VTT Writer performances
Hi,
Source is an SCC with 1033 captions.
- Converting it to TTML is ok
- Converting it to VTT is very slow (10s on MacBook pro)
- Converting it to TTML then to VTT is very slow (10s on MacBook pro)
Top 3 Time-Consuming Operations:
_process_element (isd.py:413)
Consumed 35.644s cumulative time Called 2,165,274 times Recursive function (note the ncalls format: 2165274/48445)
_compute_styles (isd.py:400)
Consumed 11.755s cumulative time Called 150,222 times
set_style (model.py:339)
Consumed 5.424s cumulative time Called 10,642,028 times
Please let me know if you need more details.
The current algorithm is not optimized when the input document both generates a large number of regions with indefinite temporal intervals and a large number of captions/subtitles: all regions must be visited for each captions/subtitle (NxM problem).
Couple of options come to mind:
- reduce the number of regions generated when reading an SCC document by coalescing regions with similar dimensions (probably a good idea in any event)

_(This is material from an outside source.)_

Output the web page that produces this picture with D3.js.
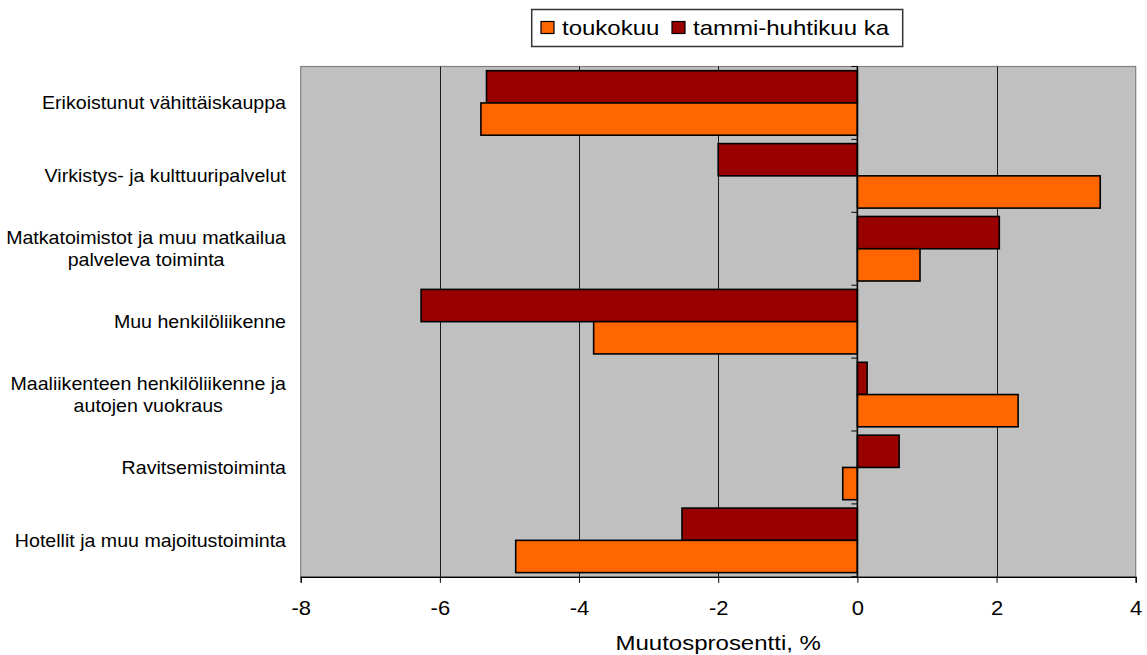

- optimize the ISD generation algorithm (probably following a pattern similar to that at https://github.com/sandflow/imscJS/commit/b728b682f28fac4431fffe0588d9d0b9574a3f3d)
- add multi-processing support (not sure it is entirely worth the effort)
The first option definitely makes sense. Option 2 would be nice too.
Maybe some caching on computed style could help too, if applicable of course.